--- START OF Provided material ---
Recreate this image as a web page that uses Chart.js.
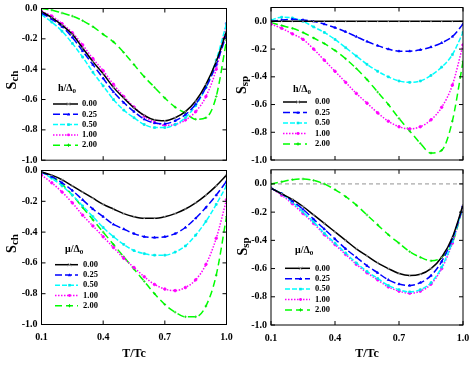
<!DOCTYPE html>
<html>
<head>
<meta charset="utf-8">
<script src="https://cdn.jsdelivr.net/npm/chart.js@4.4.0/dist/chart.umd.min.js"></script>
<style>
body { margin: 0; background: #fff; }
#wrap { position: relative; width: 469px; height: 382px; }
.panel { position: absolute; }
</style>
</head>
<body>
<div id="wrap">
  <div class="panel" style="left:0;top:0;width:235px;height:165px"><canvas id="tl"></canvas></div>
  <div class="panel" style="left:235px;top:0;width:234px;height:165px"><canvas id="tr"></canvas></div>
  <div class="panel" style="left:0;top:165px;width:235px;height:217px"><canvas id="bl"></canvas></div>
  <div class="panel" style="left:235px;top:165px;width:234px;height:217px"><canvas id="br"></canvas></div>
</div>
<script>
// T/Tc sample points
const temps = [0.1, 0.15, 0.2, 0.25, 0.3, 0.35, 0.4, 0.45, 0.5, 0.55, 0.6, 0.65, 0.7, 0.75, 0.8, 0.85, 0.9, 0.95, 1.0]
const seriesLabels = ['0.00', '0.25', '0.50', '1.00', '2.00']
const xTicks = [0.1, 0.4, 0.7, 1.0]
const yTicks = [-1.0, -0.8, -0.6, -0.4, -0.2, 0.0]

// Sch vs T/Tc, varying h
const schH000 = [-0.02, -0.06, -0.11, -0.17, -0.26, -0.35, -0.43, -0.52, -0.59, -0.655, -0.705, -0.735, -0.74, -0.72, -0.68, -0.61, -0.50, -0.35, -0.15]
const schH025 = [-0.03, -0.07, -0.12, -0.19, -0.28, -0.37, -0.46, -0.55, -0.62, -0.68, -0.73, -0.755, -0.76, -0.74, -0.70, -0.63, -0.52, -0.37, -0.17]
const schH050 = [-0.04, -0.09, -0.15, -0.23, -0.32, -0.42, -0.51, -0.60, -0.67, -0.72, -0.765, -0.785, -0.785, -0.765, -0.72, -0.64, -0.52, -0.34, -0.10]
const schH100 = [-0.02, -0.05, -0.10, -0.16, -0.24, -0.33, -0.41, -0.50, -0.58, -0.65, -0.71, -0.75, -0.77, -0.765, -0.735, -0.68, -0.58, -0.40, -0.10]
const schH200 = [0.0, -0.01, -0.03, -0.05, -0.08, -0.12, -0.17, -0.22, -0.29, -0.37, -0.45, -0.52, -0.59, -0.65, -0.69, -0.73, -0.72, -0.58, -0.21]

// Ssp vs T/Tc, varying h
const sspH000 = [0, 0, 0, 0, 0, 0, 0, 0, 0, 0, 0, 0, 0, 0, 0, 0, 0, 0, 0]
const sspH025 = [0.0, 0.01, 0.015, 0.01, 0.0, -0.02, -0.045, -0.075, -0.11, -0.145, -0.175, -0.20, -0.215, -0.215, -0.205, -0.185, -0.155, -0.11, -0.02]
const sspH050 = [0.01, 0.03, 0.025, 0.0, -0.04, -0.08, -0.13, -0.19, -0.25, -0.31, -0.36, -0.40, -0.43, -0.44, -0.43, -0.39, -0.33, -0.24, -0.08]
const sspH100 = [-0.02, -0.05, -0.09, -0.13, -0.20, -0.28, -0.36, -0.44, -0.52, -0.59, -0.66, -0.72, -0.76, -0.775, -0.76, -0.71, -0.62, -0.46, -0.17]
const sspH200 = [-0.01, -0.03, -0.05, -0.08, -0.12, -0.16, -0.21, -0.27, -0.34, -0.42, -0.51, -0.60, -0.70, -0.79, -0.88, -0.95, -0.93, -0.72, -0.29]

// Sch vs T/Tc, varying mu
const schMu000 = [-0.01, -0.03, -0.06, -0.10, -0.14, -0.18, -0.22, -0.25, -0.28, -0.30, -0.31, -0.31, -0.30, -0.28, -0.25, -0.21, -0.16, -0.10, -0.03]
const schMu025 = [-0.01, -0.04, -0.08, -0.13, -0.19, -0.25, -0.30, -0.35, -0.38, -0.41, -0.43, -0.435, -0.43, -0.41, -0.37, -0.31, -0.24, -0.16, -0.07]
const schMu050 = [-0.01, -0.05, -0.10, -0.16, -0.23, -0.30, -0.37, -0.43, -0.48, -0.52, -0.54, -0.55, -0.55, -0.53, -0.49, -0.42, -0.33, -0.22, -0.10]
const schMu100 = [-0.03, -0.08, -0.14, -0.21, -0.29, -0.36, -0.43, -0.50, -0.57, -0.63, -0.69, -0.74, -0.77, -0.78, -0.76, -0.71, -0.61, -0.44, -0.19]
const schMu200 = [-0.01, -0.04, -0.09, -0.16, -0.24, -0.32, -0.40, -0.48, -0.56, -0.64, -0.72, -0.80, -0.87, -0.92, -0.95, -0.95, -0.88, -0.68, -0.30]

// Ssp vs T/Tc, varying mu
const sspMu000 = [-0.03, -0.07, -0.11, -0.16, -0.22, -0.28, -0.34, -0.40, -0.46, -0.51, -0.56, -0.60, -0.635, -0.65, -0.64, -0.60, -0.52, -0.38, -0.15]
const sspMu025 = [-0.03, -0.07, -0.12, -0.18, -0.25, -0.32, -0.39, -0.46, -0.52, -0.58, -0.63, -0.68, -0.71, -0.72, -0.70, -0.65, -0.55, -0.39, -0.16]
const sspMu050 = [-0.03, -0.07, -0.13, -0.20, -0.27, -0.35, -0.42, -0.49, -0.56, -0.62, -0.67, -0.72, -0.75, -0.765, -0.75, -0.70, -0.59, -0.41, -0.16]
const sspMu100 = [-0.03, -0.08, -0.14, -0.21, -0.28, -0.36, -0.43, -0.50, -0.57, -0.63, -0.68, -0.73, -0.76, -0.775, -0.76, -0.71, -0.60, -0.42, -0.16]
const sspMu200 = [0.0, 0.015, 0.03, 0.035, 0.025, 0.0, -0.04, -0.09, -0.15, -0.22, -0.29, -0.36, -0.42, -0.48, -0.52, -0.545, -0.52, -0.42, -0.16]

const FONT = 'Liberation Serif'

// line look for each series, same order as seriesLabels
const styles = [
    {color: '#000000', dash: [], point: 'crossRot', pointColor: '#999999'},
    {color: '#0000ff', dash: [7, 3], point: 'triangle', pointColor: '#0000ff'},
    {color: '#00ffff', dash: [5, 2], point: 'rect', pointColor: '#00e8e8'},
    {color: '#ff00ff', dash: [1.5, 1.5], point: 'circle', pointColor: '#ff00ff'},
    {color: '#00ff00', dash: [7, 4], point: 'cross', pointColor: '#00dd00'}
]

function drawMarker(ctx, st, x, y, r) {
    ctx.save()
    ctx.setLineDash([])
    ctx.strokeStyle = st.pointColor
    ctx.fillStyle = st.pointColor
    ctx.lineWidth = 1
    ctx.beginPath()
    if (st.point === 'crossRot') {
        ctx.moveTo(x - r, y - r); ctx.lineTo(x + r, y + r)
        ctx.moveTo(x - r, y + r); ctx.lineTo(x + r, y - r)
        ctx.stroke()
    } else if (st.point === 'cross') {
        ctx.moveTo(x - r, y); ctx.lineTo(x + r, y)
        ctx.moveTo(x, y - r); ctx.lineTo(x, y + r)
        ctx.stroke()
    } else if (st.point === 'triangle') {
        ctx.moveTo(x, y - r); ctx.lineTo(x + r, y + r * 0.8); ctx.lineTo(x - r, y + r * 0.8)
        ctx.closePath(); ctx.fill()
    } else if (st.point === 'rect') {
        ctx.fillRect(x - r * 0.8, y - r * 0.8, r * 1.6, r * 1.6)
    } else {
        ctx.arc(x, y, r * 0.9, 0, Math.PI * 2); ctx.fill()
    }
    ctx.restore()
}

const framePlugin = {
    id: 'frame',
    beforeDatasetsDraw(chart, args, o) {
        if (!o.zeroLine) return
        const {ctx, chartArea: a} = chart
        const py = chart.scales.y.getPixelForValue(0)
        ctx.save()
        ctx.strokeStyle = '#777'
        ctx.lineWidth = 0.8
        ctx.setLineDash([4, 3])
        ctx.beginPath()
        ctx.moveTo(a.left, py)
        ctx.lineTo(a.right, py)
        ctx.stroke()
        ctx.restore()
    },
    afterDatasetsDraw(chart, args, o) {
        const {ctx, chartArea: a} = chart
        const x = chart.scales.x, y = chart.scales.y
        ctx.save()
        // box + inward ticks
        ctx.strokeStyle = '#000'
        ctx.lineWidth = 1
        ctx.strokeRect(a.left, a.top, a.right - a.left, a.bottom - a.top)
        ctx.beginPath()
        xTicks.forEach(v => {
            const px = x.getPixelForValue(v)
            ctx.moveTo(px, a.bottom); ctx.lineTo(px, a.bottom - 4)
            ctx.moveTo(px, a.top); ctx.lineTo(px, a.top + 4)
        })
        yTicks.forEach(v => {
            const py = y.getPixelForValue(v)
            ctx.moveTo(a.left, py); ctx.lineTo(a.left + 4, py)
            ctx.moveTo(a.right, py); ctx.lineTo(a.right - 4, py)
        })
        ctx.stroke()

        // y title with subscript
        ctx.fillStyle = '#000'
        ctx.translate(o.ytx, o.yty)
        ctx.rotate(-Math.PI / 2)
        ctx.font = 'bold 14px "' + FONT + '"'
        const w1 = ctx.measureText(o.ytitle[0]).width
        ctx.font = 'bold 11px "' + FONT + '"'
        const w2 = ctx.measureText(o.ytitle[1]).width
        ctx.textBaseline = 'middle'
        ctx.textAlign = 'left'
        ctx.font = 'bold 14px "' + FONT + '"'
        ctx.fillText(o.ytitle[0], -(w1 + w2) / 2, 0)
        ctx.font = 'bold 11px "' + FONT + '"'
        ctx.fillText(o.ytitle[1], -(w1 + w2) / 2 + w1, 3)
        ctx.setTransform(1, 0, 0, 1, 0, 0)

        // legend
        const lg = o.legend
        ctx.textBaseline = 'middle'
        ctx.textAlign = 'left'
        ctx.font = 'bold 10px "' + FONT + '"'
        ctx.fillText(lg.title, lg.tx, lg.ty)
        const tw = ctx.measureText(lg.title).width
        ctx.font = 'bold 7px "' + FONT + '"'
        ctx.fillText('0', lg.tx + tw, lg.ty + 3)
        chart.data.datasets.forEach((ds, i) => {
            const st = styles[i]
            const ry = lg.y0 + i * lg.dy
            ctx.save()
            ctx.strokeStyle = st.color
            ctx.lineWidth = 1.5
            ctx.setLineDash(st.dash)
            ctx.beginPath()
            ctx.moveTo(lg.sx0, ry)
            ctx.lineTo(lg.sx1, ry)
            ctx.stroke()
            ctx.restore()
            drawMarker(ctx, st, (lg.sx0 + lg.sx1) / 2 + 3, ry, 1.6)
            ctx.fillStyle = '#000'
            ctx.font = 'bold 8.5px "' + FONT + '"'
            ctx.fillText(ds.label, lg.lx, ry)
        })
        ctx.restore()
    }
}

function makePanel(id, series, cfg) {
    const datasets = series.map((vals, i) => ({
        label: seriesLabels[i],
        data: temps.map((t, j) => ({x: t, y: vals[j]})),
        borderColor: styles[i].color,
        borderDash: styles[i].dash,
        borderWidth: 1.5,
        pointStyle: styles[i].point,
        pointRadius: 1.3,
        pointBackgroundColor: styles[i].pointColor,
        pointBorderColor: styles[i].pointColor,
        pointBorderWidth: 0.8,
        cubicInterpolationMode: 'monotone',
        fill: false
    }))
    const tickFont = {family: FONT, weight: 'bold', size: 10}
    new Chart(document.getElementById(id), {
        type: 'line',
        data: {datasets: datasets},
        options: {
            animation: false,
            responsive: true,
            maintainAspectRatio: false,
            devicePixelRatio: 1,
            layout: {padding: cfg.pad},
            plugins: {legend: {display: false}, tooltip: {enabled: false}, frame: cfg},
            scales: {
                x: {
                    type: 'linear', min: 0.1, max: 1.0,
                    display: cfg.showX,
                    afterBuildTicks: s => { s.ticks = xTicks.map(v => ({value: v})) },
                    grid: {display: false, drawTicks: false},
                    border: {display: false},
                    ticks: {font: tickFont, color: '#000', padding: 7, maxRotation: 0, autoSkip: false,
                        callback: v => v.toFixed(1)},
                    title: {display: true, text: 'T/Tc', color: '#000',
                        font: {family: FONT, weight: 'bold', size: 12}, padding: {top: 0, bottom: 21}},
                    afterFit: s => { s.height = cfg.xh; s.paddingLeft = 0; s.paddingRight = 0 }
                },
                y: {
                    type: 'linear', min: -1.0, max: cfg.ymax,
                    afterBuildTicks: s => { s.ticks = yTicks.map(v => ({value: v})) },
                    grid: {display: false, drawTicks: false},
                    border: {display: false},
                    ticks: {font: tickFont, color: '#000', padding: 4, callback: v => v.toFixed(1)},
                    afterFit: s => { s.width = cfg.yw; s.paddingTop = 0; s.paddingBottom = 0 }
                }
            }
        },
        plugins: [framePlugin]
    })
}

makePanel('tl', [schH000, schH025, schH050, schH100, schH200], {
    ymax: 0, yw: 41.5, showX: false, xh: 0,
    pad: {left: 0, right: 8.5, top: 8.5, bottom: 4.5},
    ytitle: ['S', 'ch'], ytx: 12.5, yty: 80,
    legend: {title: 'h/Δ', tx: 58, ty: 88, sx0: 53, sx1: 78, lx: 82, y0: 104, dy: 10.3}
})
makePanel('tr', [sspH000, sspH025, sspH050, sspH100, sspH200], {
    ymax: 0.1, yw: 36, showX: false, xh: 0,
    pad: {left: 0, right: 6, top: 7.5, bottom: 5},
    ytitle: ['S', 'sp'], ytx: 7.5, yty: 85,
    legend: {title: 'h/Δ', tx: 58, ty: 89, sx0: 48, sx1: 72, lx: 80, y0: 102, dy: 10.5}
})
makePanel('bl', [schMu000, schMu025, schMu050, schMu100, schMu200], {
    ymax: 0, yw: 41.5, showX: true, xh: 57.5,
    pad: {left: 0, right: 8.5, top: 5.5, bottom: 0},
    ytitle: ['S', 'ch'], ytx: 12.5, yty: 78.5,
    legend: {title: 'μ/Δ', tx: 65, ty: 84, sx0: 55, sx1: 78, lx: 83, y0: 99.7, dy: 10.25}
})
makePanel('br', [sspMu000, sspMu025, sspMu050, sspMu100, sspMu200], {
    ymax: 0.1, yw: 36, showX: true, xh: 57, zeroLine: true,
    pad: {left: 0, right: 6, top: 3.3, bottom: 0},
    ytitle: ['S', 'sp'], ytx: 8.5, yty: 81.5,
    legend: {title: 'μ/Δ', tx: 60, ty: 85, sx0: 50, sx1: 75, lx: 80, y0: 103.3, dy: 10.4}
})
</script>
</body>
</html>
--- END OF Provided material ---
Goal of the exercise:
Up to and including the line with "const yTicks = [-1.0, -0.8, -0.6, -0.4, -0.2, 0.0]", copy the data above from its first line. Skip pictures.

The output:
Recreate this image as a web page that uses Chart.js.
<!DOCTYPE html>
<html>
<head>
<meta charset="utf-8">
<script src="https://cdn.jsdelivr.net/npm/chart.js@4.4.0/dist/chart.umd.min.js"></script>
<style>
body { margin: 0; background: #fff; }
#wrap { position: relative; width: 469px; height: 382px; }
.panel { position: absolute; }
</style>
</head>
<body>
<div id="wrap">
  <div class="panel" style="left:0;top:0;width:235px;height:165px"><canvas id="tl"></canvas></div>
  <div class="panel" style="left:235px;top:0;width:234px;height:165px"><canvas id="tr"></canvas></div>
  <div class="panel" style="left:0;top:165px;width:235px;height:217px"><canvas id="bl"></canvas></div>
  <div class="panel" style="left:235px;top:165px;width:234px;height:217px"><canvas id="br"></canvas></div>
</div>
<script>
// T/Tc sample points
const temps = [0.1, 0.15, 0.2, 0.25, 0.3, 0.35, 0.4, 0.45, 0.5, 0.55, 0.6, 0.65, 0.7, 0.75, 0.8, 0.85, 0.9, 0.95, 1.0]
const seriesLabels = ['0.00', '0.25', '0.50', '1.00', '2.00']
const xTicks = [0.1, 0.4, 0.7, 1.0]
const yTicks = [-1.0, -0.8, -0.6, -0.4, -0.2, 0.0]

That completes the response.